I find this hard to credit, as there are standing instructions to all our staff that such authority is not to be given by word of mouth and the lands officer confirmed that he was well aware of these instructions. After the Department received the estimate from Mr. Fairbairn, arrangements were made for an inspection of the farm, which took place on 16th August. The tank was found by then to have been installed and grant was refused on the ground that work had been started without prior written authority.

My hon. Friend has advanced two main arguments why this decision should be reversed first, that, in the conversation with the lands officer of 29th June, there was at least a genuine misunderstanding, as a result of which Mr. Fairbairn thought that it was in order for him to proceed with the work at once. My hon. Friend goes further and says that, in cases like this, we should always give the citizen the benefit of any such doubt. His second argument was that the Department is being excessively bureaucratic and narrow-minded by a rigid insistence on the prior approval rule and are thus frustrating the carrying out of works which are in the national interest.

As regards the alleged misunderstanding in the conversation on 29th June, I cannot help feeling that if Mr. Fairbairn construed the lands officer's remarks as giving him authority to proceed, the wish was, to a certain extent, father to the thought. I am not blaming him for that; it is understandable. But what we have to remember—this was mentioned only cursorily by my hon. Friend—is that the leaflet and the application form issued to Mr. Fairbairn include, no fewer than seven times, the statement that grant will not be paid on work begun without the Department's prior written authority.

Indeed—my hon. Friend ignored this altogether—the application form which Mr. Fairbairn signed included, in heavy black type less than half an inch above where he had to place his signature, this statement: I realise that grant will not be paid on any work begun without the Department's prior written authority. It is hard to believe that a person can sign this form—we have the form, of course, in the office—and not see this heavy black type just above his signature——

Mr. Mackintosh

The whole point is that this was well-known to Mr. Fairbairn, but that, in their discussion, the lands officer told him, "Now carry on. When this form, with your signature and this clause, comes in, it will be put through. You need not wait for this."I am not pressing this, but this is the burden of Mr. Fairbairn's case.

Mr. Willis

I also have examined this matter. I stress the word "writing". In face of these very clear and specific statements, it was reasonable to expect Mr. Fairbairn to have been more cautious about proceeding on any oral statement. I cannot regard his version of the conversation on 29th June as justification for acting in the way he did. I, too, have a version which is rather different from that of my hon. Friend. This is what Mr. Fairbairn says the lands officer said: My colleague and myself know the place so well that there is no hitch at all You just go ahead and when the form arrives on my desk I will sign it. These two sentences taken together seem to indicate that the lands officer was referring to the form. These are the words which Mr. Fairbairn says were said to him. They are not quite the same as my hon. Friend quoted, but it is rather difficult to be exact two or three months after they have been said.

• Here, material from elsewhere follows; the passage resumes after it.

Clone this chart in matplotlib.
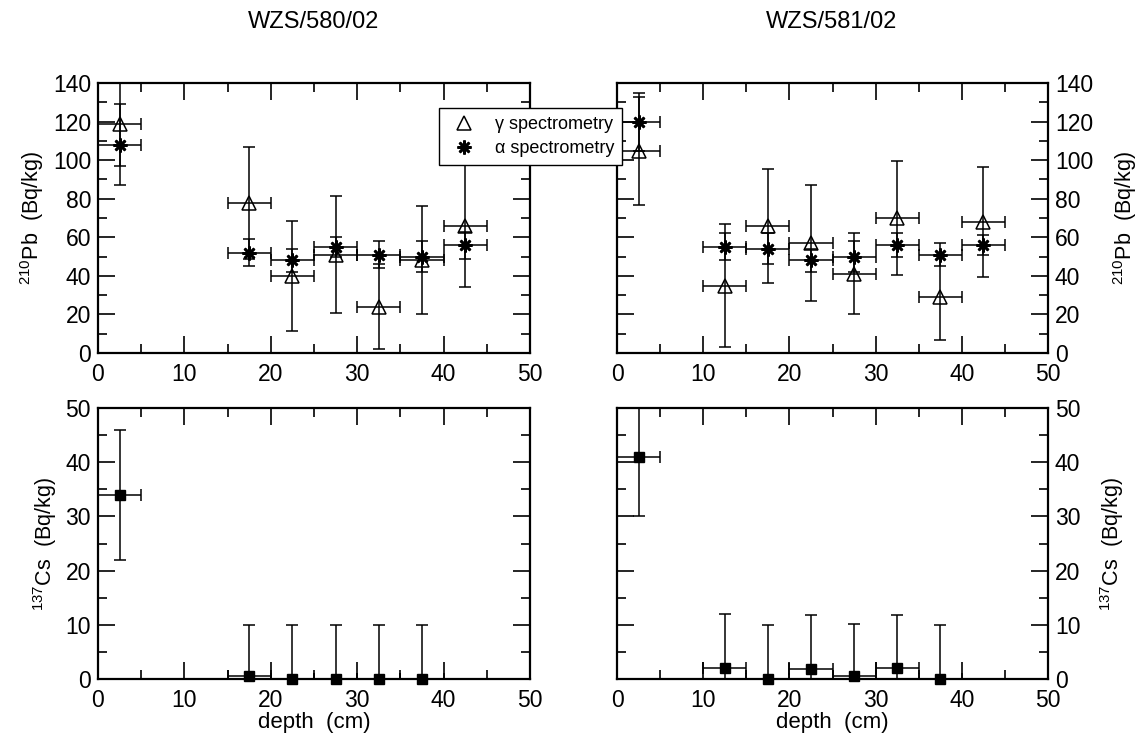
import matplotlib
matplotlib.use("Agg")
import matplotlib.pyplot as plt
from matplotlib.ticker import MultipleLocator

plt.rcParams['font.family'] = ['Liberation Sans', 'DejaVu Sans']
plt.rcParams['mathtext.fontset'] = 'custom'
plt.rcParams['mathtext.rm'] = 'Liberation Sans'
plt.rcParams['mathtext.it'] = 'Liberation Sans'
plt.rcParams['mathtext.bf'] = 'Liberation Sans'

# core WZS/580/02
depth_580 = [2.5, 17.5, 22.5, 27.5, 32.5, 37.5, 42.5]
pb_gamma_580 = [119, 78, 40, 51, 24, 48, 66]
pb_gamma_err_580 = [22, 29, 28.5, 30.5, 22, 28, 32]
pb_alpha_580 = [108, 52, 48, 55, 51, 50, 56]
pb_alpha_err_580 = [21, 7, 6, 5, 7, 8, 7]
cs_depth_580 = [2.5, 17.5, 22.5, 27.5, 32.5, 37.5]
cs_580 = [34, 0.5, 0, 0, 0, 0]
cs_err_580 = [12, 9.5, 10, 10, 10, 10]

# core WZS/581/02
depth_581 = [2.5, 12.5, 17.5, 22.5, 27.5, 32.5, 37.5, 42.5]
pb_gamma_581 = [105, 35, 66, 57, 41, 70, 29, 68]
pb_gamma_err_581 = [28, 32, 29.5, 30, 21, 29.5, 22, 28.5]
pb_alpha_581 = [120, 55, 54, 48, 50, 56, 51, 56]
pb_alpha_err_581 = [15, 7, 8, 6, 8, 6, 6, 5]
cs_depth_581 = [2.5, 12.5, 17.5, 22.5, 27.5, 32.5, 37.5]
cs_581 = [41, 2, 0, 1.8, 0.5, 2.1, 0]
cs_err_581 = [11, 10, 10, 10, 9.7, 9.8, 10]

depth_halfwidth = 2.5

fig = plt.figure(figsize=(11.38, 7.38), dpi=100)
W, H = 1138, 738

def make_axes(x0, x1, y0, y1):
    return fig.add_axes([x0 / W, 1 - y1 / H, (x1 - x0) / W, (y1 - y0) / H])

ax_tl = make_axes(98, 530, 83, 353)
ax_tr = make_axes(617, 1048, 83, 353)
ax_bl = make_axes(98, 530, 408, 679)
ax_br = make_axes(617, 1048, 408, 679)

ebar_kw = dict(fmt='none', ecolor='black', elinewidth=1.1, capsize=4.5, capthick=1.1)
star = (8, 2, 0)

def draw_pb(ax, depth, g, ge, a, ae):
    ax.errorbar(depth, g, yerr=ge, xerr=depth_halfwidth, **ebar_kw)
    ax.errorbar(depth, a, yerr=ae, xerr=depth_halfwidth, **ebar_kw)
    ax.plot(depth, g, ls='none', marker='^', ms=10, mfc='none', mec='black', mew=1.1, zorder=4)
    ax.plot(depth, a, ls='none', marker=star, ms=10, mec='black', mew=1.9, zorder=4)

def draw_cs(ax, depth, v, ve):
    ax.errorbar(depth, v, yerr=ve, xerr=depth_halfwidth, **ebar_kw)
    ax.plot(depth, v, ls='none', marker='s', ms=6.5, mfc='black', mec='black', zorder=4, clip_on=False)

draw_pb(ax_tl, depth_580, pb_gamma_580, pb_gamma_err_580, pb_alpha_580, pb_alpha_err_580)
draw_pb(ax_tr, depth_581, pb_gamma_581, pb_gamma_err_581, pb_alpha_581, pb_alpha_err_581)
draw_cs(ax_bl, cs_depth_580, cs_580, cs_err_580)
draw_cs(ax_br, cs_depth_581, cs_581, cs_err_581)

for ax in (ax_tl, ax_tr):
    ax.set_ylim(0, 140)
    ax.yaxis.set_major_locator(MultipleLocator(20))
    ax.yaxis.set_minor_locator(MultipleLocator(10))
for ax in (ax_bl, ax_br):
    ax.set_ylim(0, 50)
    ax.yaxis.set_major_locator(MultipleLocator(10))
    ax.yaxis.set_minor_locator(MultipleLocator(5))

for ax in (ax_tl, ax_tr, ax_bl, ax_br):
    ax.set_xlim(0, 50)
    ax.xaxis.set_major_locator(MultipleLocator(10))
    ax.xaxis.set_minor_locator(MultipleLocator(5))
    ax.tick_params(which='both', direction='in', top=True, right=True, width=1.2,
                   labelsize=16.5, pad=5)
    ax.tick_params(axis='x', which='both', pad=7.5)
    ax.tick_params(which='major', length=12)
    ax.tick_params(which='minor', length=6.5)
    for s in ax.spines.values():
        s.set_linewidth(1.6)

for ax in (ax_tr, ax_br):
    ax.yaxis.tick_right()
    ax.tick_params(which='both', left=True, labelleft=False, labelright=True)
    ax.yaxis.set_label_position('right')

pb_label = '$^{210}$Pb  (Bq/kg)'
cs_label = '$^{137}$Cs  (Bq/kg)'
ax_tl.set_ylabel(pb_label, fontsize=15.5, labelpad=5)
ax_bl.set_ylabel(cs_label, fontsize=15.5, labelpad=5)
ax_tr.set_ylabel(pb_label, fontsize=15.5, rotation=90, labelpad=13)
ax_br.set_ylabel(cs_label, fontsize=15.5, rotation=90, labelpad=13)
ax_bl.set_xlabel('depth  (cm)', fontsize=16, labelpad=0)
ax_br.set_xlabel('depth  (cm)', fontsize=16, labelpad=0)

fig.text(314 / W, 1 - 22 / H, 'WZS/580/02', ha='center', va='center', fontsize=17)
fig.text(832 / W, 1 - 22 / H, 'WZS/581/02', ha='center', va='center', fontsize=17)

h_g = plt.Line2D([], [], ls='none', marker='^', ms=10, mfc='none', mec='black', mew=1.1)
h_a = plt.Line2D([], [], ls='none', marker=star, ms=10, mec='black', mew=1.9)
leg = fig.legend([h_g, h_a], ['\u03b3 spectrometry', '\u03b1 spectrometry'],
                 loc='upper left', bbox_to_anchor=(439 / W, 1 - 108 / H),
                 fontsize=13, frameon=True, fancybox=False, framealpha=1,
                 borderpad=0.45, handletextpad=0.75, labelspacing=0.4,
                 handlelength=1.9, borderaxespad=0)
leg.get_frame().set_edgecolor('black')
leg.get_frame().set_linewidth(1.0)

fig.savefig('out.png', dpi=100)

In regard to the second argument about the rigidity of the proposals and the manner in which we deal with them, I cannot agree with my hon. Friend. I should have thought it obvious that a rule of this kind was a most elementary and necessary safeguard for public funds. My hon. Friend referred to the amount of form filling which a farmer has to do in respect of agricultural grants and subsidies. He seemed to forget the enormous amount of public money involved. Something over £300 million is involved. We would be failing in our duty if this amount of money was given out without proper safeguards. The House would be very critical and so would be the Public Accounts Committee.

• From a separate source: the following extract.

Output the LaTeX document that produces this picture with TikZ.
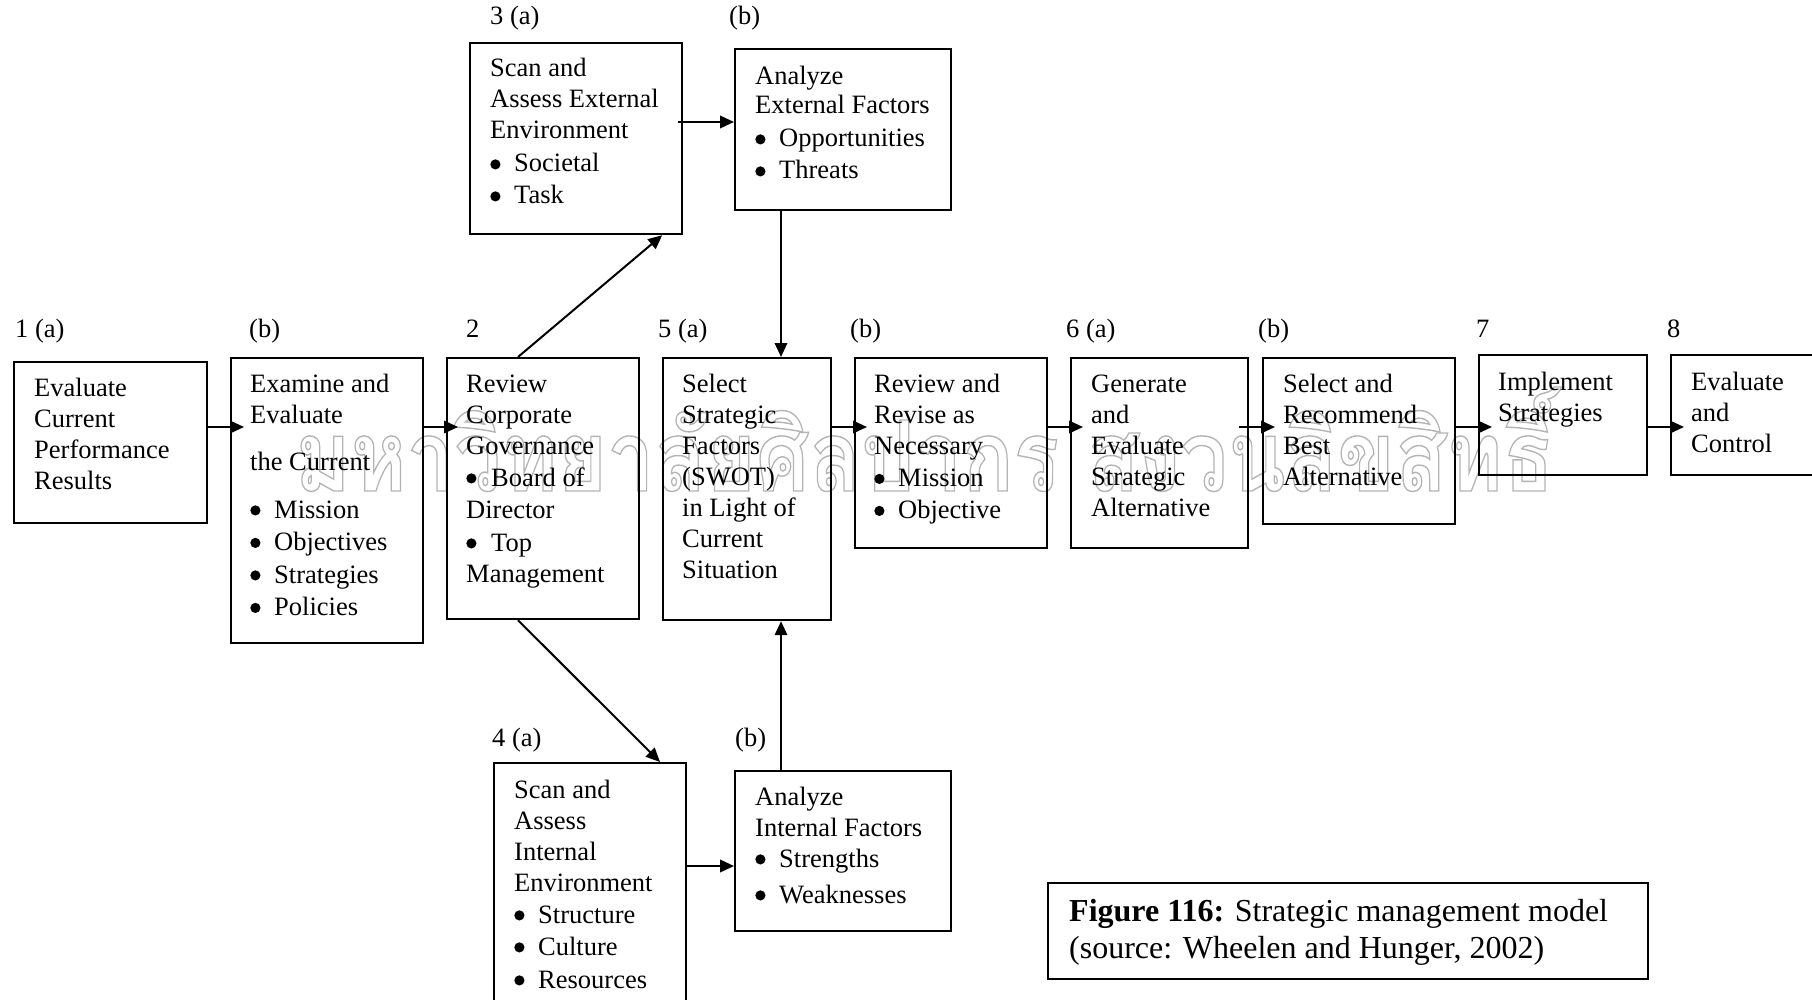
\documentclass[tikz,border=0pt]{standalone}
\usepackage{fontspec}
\setmainfont{Liberation Serif}
\newfontfamily\thaifont[Script=Thai]{Loma}
\usetikzlibrary{arrows.meta,calc}

\definecolor{wmgray}{RGB}{180,180,180}
\newcommand\dgbody{\fontsize{26.5pt}{31pt}\selectfont}
\newcommand\dgcap{\fontsize{32pt}{37pt}\selectfont}
% round list bullet, drawn as a filled dot
\newcommand\dgdot{\tikz[baseline=0pt]\fill (0pt,0pt) (5.2pt,7.6pt) circle (5.1pt);}
\newcommand\dgbul[1][24pt]{\makebox[#1][l]{\dgdot}}
\newcommand\dgtext[1]{\parbox[t]{420pt}{\raggedright\dgbody #1}}
% outlined (stroke-only) Thai line
\newcommand\wmtext{\resizebox{1259pt}{104pt}{\fontsize{90pt}{90pt}\thaifont\bfseries
  \special{pdf:literal direct 1 Tr 1.3 w 0.706 G}มหาวิทยาลัยศิลปากร สงวนลิขสิทธิ์\special{pdf:literal direct 0 Tr}}}

\begin{document}
\begin{tikzpicture}[x=1pt,y=-1pt,
  stepbox/.style 2 args={draw, line width=2.2pt, anchor=north west, inner sep=0pt,
    minimum width=#1pt, minimum height=#2pt},
  txt/.style={anchor=base west, inner sep=0pt},
  lbl/.style={anchor=base west, inner sep=0pt, font=\dgbody},
  arr/.style={line width=2pt, -{Triangle[length=14pt,width=12.5pt]}},
  wm/.style={anchor=base west, inner sep=0pt}]

\useasboundingbox (0,0) rectangle (1812,1000);
\fill[white] (0,0) rectangle (1812,1000);
\clip (0,0) rectangle (1812,1000);

% watermark line behind the chart
\node[wm, text=wmgray] (wmark) at (295,491) {\wmtext};

% boxes
\node[stepbox={193}{161}] (perf) at (13,361) {};
\node[stepbox={192}{285}] (exam) at (230,357) {};
\node[stepbox={192}{261}] (gov) at (446,357) {};
\node[stepbox={212}{191}] (extscan) at (469,42) {};
\node[stepbox={216}{161}] (extan) at (734,48) {};
\node[stepbox={168}{262}] (sel) at (662,357) {};
\node[stepbox={192}{190}] (rev) at (854,357) {};
\node[stepbox={177}{190}] (gen) at (1070,357) {};
\node[stepbox={192}{166}] (rec) at (1262,357) {};
\node[stepbox={168}{120}] (impl) at (1478,354) {};
\node[stepbox={250}{120}] (ctrl) at (1670,354) {};
\node[stepbox={192}{300}] (intscan) at (493,762) {};
\node[stepbox={216}{160}] (intan) at (734,770) {};
\node[stepbox={600}{96}] (cap) at (1047,882) {};

% box texts
\node[txt] (perfT) at (34,396) {\dgtext{Evaluate\\Current\\Performance\\Results}};
\node[txt] (examT) at (250,392) {\dgtext{Examine and\\Evaluate\\[16pt]the Current\\[17pt]\dgbul Mission\\[1.5pt]\dgbul Objectives\\[1.5pt]\dgbul Strategies\\[1.5pt]\dgbul Policies}};
\node[txt] (govT) at (466,392) {\dgtext{Review\\Corporate\\Governance\\[1pt]\dgbul[25pt]Board of\\[1pt]Director\\[2pt]\dgbul[25pt]Top\\Management}};
\node[txt] (extscanT) at (490,77) {\dgtext{Scan and\\Assess External\\Environment\\[2pt]\dgbul Societal\\[1pt]\dgbul Task}};
\node[txt] (extanT) at (755,85) {\dgtext{Analyze\\[-2pt]External Factors\\[2pt]\dgbul Opportunities\\[1pt]\dgbul Threats}};
\node[txt] (selT) at (682,392) {\dgtext{Select\\Strategic\\Factors\\(SWOT)\\in Light of\\Current\\Situation}};
\node[txt] (revT) at (874,392) {\dgtext{Review and\\Revise as\\Necessary\\[1.5pt]\dgbul Mission\\[1pt]\dgbul Objective}};
\node[txt] (genT) at (1091,392) {\dgtext{Generate\\and\\Evaluate\\Strategic\\Alternative}};
\node[txt] (recT) at (1283,392) {\dgtext{Select and\\Recommend\\Best\\Alternative}};
\node[txt] (implT) at (1498,390) {\dgtext{Implement\\Strategies}};
\node[txt] (ctrlT) at (1691,390) {\dgtext{Evaluate\\and\\Control}};
\node[txt] (intscanT) at (514,798) {\dgtext{Scan and\\Assess\\Internal\\Environment\\[1pt]\dgbul Structure\\[1pt]\dgbul Culture\\[2pt]\dgbul Resources}};
\node[txt] (intanT) at (755,805) {\dgtext{Analyze\\Internal Factors\\\dgbul Strengths\\[5pt]\dgbul Weaknesses}};
\node[txt] (capT) at (1069,921) {\parbox[t]{600pt}{\raggedright\dgcap\textbf{Figure 116:} Strategic management model\\(source: Wheelen and Hunger, 2002)}};

% step labels
\node[lbl] (l1a) at (15,337) {1 (a)};
\node[lbl] (l1b) at (249,337) {(b)};
\node[lbl] (l2) at (466,337) {2};
\node[lbl] (l5a) at (658,337) {5 (a)};
\node[lbl] (l5b) at (850,337) {(b)};
\node[lbl] (l6a) at (1066,337) {6 (a)};
\node[lbl] (l6b) at (1258,337) {(b)};
\node[lbl] (l7) at (1476,337) {7};
\node[lbl] (l8) at (1667,337) {8};
\node[lbl] (l3a) at (490,25) {3 (a)};
\node[lbl] (l3b) at (729,25) {(b)};
\node[lbl] (l4a) at (492,746) {4 (a)};
\node[lbl] (l4b) at (735,746) {(b)};

% connectors
\coordinate (row) at (0,427);
\coordinate (vx) at (781,0);
\draw[arr] (perf.east |- row) -- ([xshift=14pt]exam.west |- row);
\draw[arr] (exam.east |- row) -- ([xshift=12pt]gov.west |- row);
\draw[arr] (sel.east |- row) -- ([xshift=13pt]rev.west |- row);
\draw[arr] (rev.east |- row) -- ([xshift=13pt]gen.west |- row);
\draw[arr] ([xshift=-10pt]gen.east |- row) -- ([xshift=13pt]rec.west |- row);
\draw[arr] (rec.east |- row) -- ([xshift=14pt]impl.west |- row);
\draw[arr] (impl.east |- row) -- ([xshift=14pt]ctrl.west |- row);

\draw[arr] ($(gov.north west)+(72,0)$) -- ($(extscan.south east)+(-21,0)$);
\draw[arr] ($(gov.south west)+(72,0)$) -- ($(intscan.north west)+(167,0)$);
\draw[arr] ([xshift=-5pt]extscan.east |- 0,122) -- (extan.west |- 0,122);
\draw[arr] (intscan.east |- 0,866) -- (intan.west |- 0,866);
\draw[arr] (extan.south -| vx) -- (sel.north -| vx);
\draw[arr] (intan.north -| vx) -- (sel.south -| vx);

\end{tikzpicture}
\end{document}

I should have thought it was a safeguard—if, for example, the work is to be done by contract it is right and proper to insist wherever possible that there should be competitive tendering and that the Department has an opportunity of scrutinising the tenders beforehand. This rule is common form not only from the farm improvement scheme but for other capital grants schemes for hill farming, land drainage and water supplies and in local government housing and improvement grants. The rule is not only in the public interest, but also in the interests of applicants, as quite often proposals initially submitted will not be satisfactory on technical or economic grounds. If we have an opportunity to look at them before work starts we can suggest modifications to enable them to qualify for grant rather than being confronted by a fait accompli. If we are to have a rule of this kind we must in fairness to all concerned administer it strictly. To do as my hon. Friend suggested and to give retrospective approval to cases when we found that work had been satisfactorily done would be tantamount to having no approval at all. That could lead to endless argument as to whether in particular cases any deviation from normal standards was or was not sufficiently substantial to warrant withholding grant. It would be utterly impossible for any sensible or prudent administration to proceed on those lines.

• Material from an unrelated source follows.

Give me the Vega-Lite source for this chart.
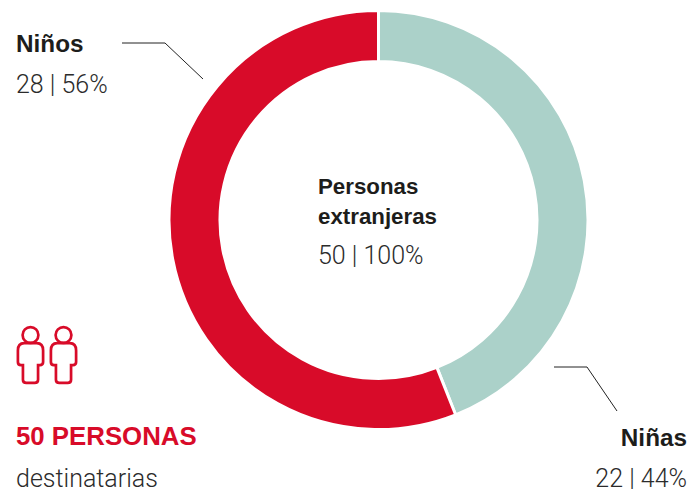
{
"$schema":"https://vega.github.io/schema/vega-lite/v6.json",
"width":693,"height":489,"padding":0,"autosize":{"type":"none"},
"background":"#ffffff",
"config":{"view":{"stroke":null}},
"datasets":{
"slices":[{"grupo":"Niñas","personas":22,"orden":1,"cx":378.5,"cy":220},{"grupo":"Niños","personas":28,"orden":2,"cx":378.5,"cy":220}],
"leaders":[
{"grupo":"Niños","k":1,"x":122,"y":43},{"grupo":"Niños","k":2,"x":165,"y":43},{"grupo":"Niños","k":3,"x":203,"y":79},
{"grupo":"Niñas","k":1,"x":554,"y":367},{"grupo":"Niñas","k":2,"x":587,"y":367},{"grupo":"Niñas","k":3,"x":617,"y":411}],
"boldLeft":[{"t":"Niños","x":16,"y":52}],
"boldCenter":[{"t":"Personas","x":318,"y":194},{"t":"extranjeras","x":318,"y":224}],
"boldRight":[{"t":"Niñas","x":687,"y":446}],
"lightLeft":[{"t":"28 | 56%","x":16,"y":93},{"t":"50 | 100%","x":318,"y":264},{"t":"destinatarias","x":16,"y":487}],
"lightRight":[{"t":"22 | 44%","x":687,"y":487}],
"red":[{"t":"50 PERSONAS","x":16,"y":445}],
"heads":[{"x":30.5,"y":335},{"x":63.5,"y":335}],
"bodies":[{"x":30.5,"y":363},{"x":63.5,"y":363}]
},
"encoding":{
 "x":{"field":"x","type":"quantitative","axis":null,"scale":{"domain":[0,693],"nice":false,"zero":false}},
 "y":{"field":"y","type":"quantitative","axis":null,"scale":{"domain":[489,0],"nice":false,"zero":false}}},
"layer":[
{"data":{"name":"slices"},
 "mark":{"type":"arc","outerRadius":209.5,"innerRadius":158.5,"stroke":"#ffffff","strokeWidth":3},
 "encoding":{
  "theta":{"field":"personas","type":"quantitative","stack":true},
  "order":{"field":"orden"},
  "color":{"field":"grupo","type":"nominal","legend":null,"scale":{"domain":["Niñas","Niños"],"range":["#abd1c9","#d80b29"]}},
  "x":{"field":"cx","type":"quantitative","axis":null,"scale":{"domain":[0,693],"nice":false,"zero":false}},
  "y":{"field":"cy","type":"quantitative","axis":null,"scale":{"domain":[489,0],"nice":false,"zero":false}}}},
{"data":{"name":"leaders"},
 "mark":{"type":"line","stroke":"#222222","strokeWidth":1},
 "encoding":{"detail":{"field":"grupo"},"order":{"field":"k"}}},
{"data":{"name":"heads"},
 "mark":{"type":"point","shape":"circle","filled":false,"size":250,"stroke":"#d80b29","strokeWidth":2.7,"opacity":1},
 "encoding":{}},
{"data":{"name":"bodies"},
 "mark":{"type":"point","shape":"M-0.3 -0.95L0.3 -0.95Q0.6 -0.95 0.6 -0.6L0.6 -0.05Q0.6 0.1 0.45 0.1L0.36 0.1L0.36 0.8Q0.36 0.95 0.2 0.95L-0.2 0.95Q-0.36 0.95 -0.36 0.8L-0.36 0.1L-0.45 0.1Q-0.6 0.1 -0.6 -0.05L-0.6 -0.6Q-0.6 -0.95 -0.3 -0.95Z","filled":false,"size":1764,"stroke":"#d80b29","strokeWidth":2.7,"opacity":1},
 "encoding":{}},
{"data":{"name":"boldLeft"},
 "mark":{"type":"text","align":"left","baseline":"alphabetic","font":"Liberation Sans","fontWeight":"bold","fontSize":24.3,"fill":"#1d1d1b"},
 "encoding":{"text":{"field":"t"}}},
{"data":{"name":"boldCenter"},
 "mark":{"type":"text","align":"left","baseline":"alphabetic","font":"Liberation Sans","fontWeight":"bold","fontSize":22.3,"fill":"#1d1d1b"},
 "encoding":{"text":{"field":"t"}}},
{"data":{"name":"boldRight"},
 "mark":{"type":"text","align":"right","baseline":"alphabetic","font":"Liberation Sans","fontWeight":"bold","fontSize":24.3,"fill":"#1d1d1b"},
 "encoding":{"text":{"field":"t"}}},
{"data":{"name":"lightLeft"},
 "mark":{"type":"text","align":"left","baseline":"alphabetic","font":"Roboto","fontWeight":300,"fontSize":25,"fill":"#2b2b2b"},
 "encoding":{"text":{"field":"t"}}},
{"data":{"name":"lightRight"},
 "mark":{"type":"text","align":"right","baseline":"alphabetic","font":"Roboto","fontWeight":300,"fontSize":25,"fill":"#2b2b2b"},
 "encoding":{"text":{"field":"t"}}},
{"data":{"name":"red"},
 "mark":{"type":"text","align":"left","baseline":"alphabetic","font":"Liberation Sans","fontWeight":"bold","fontSize":25.8,"fill":"#d80b29"},
 "encoding":{"text":{"field":"t"}}}
]
}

This matter has been raised before in debate on 2nd March, 1964. Perhaps I could not do better than repeat what was said by the hon. Member for Edinburgh, West (Mr. Stodart), then Joint Parliamentary Under-Secretary of State for Scotland: I cannot possibly agree with the remarks made to me by my hon. Friend —The then hon. Member for West Aberdeenshire, who is no longer with us—— in a letter on the subject of the farm improvement grant in which he said that the condition laid down about consent being required before work began was merely an administrative convenience. Far from being this, it is, in my view, absolutely fundamental to this most valuable scheme."—[OFFICIAL REPORT, 2nd March, 1964; Vol. 690, c. 1098.] I quarrel a good deal with the hon. Member for Edinburgh, West, and he quarrels with me, but on this occasion I would certainly thoroughly endorse what he said then.

In all the circumstances, although I have a great deal of sympathy with Mr. Fairbairn, I am afraid that I must tell my hon. Friend, as he has been told already, that I can see no justification for reversing the decision taken in this case.

Question put and agreed to.

Adjourned accordingly at twenty-four minutes to Two o'clock.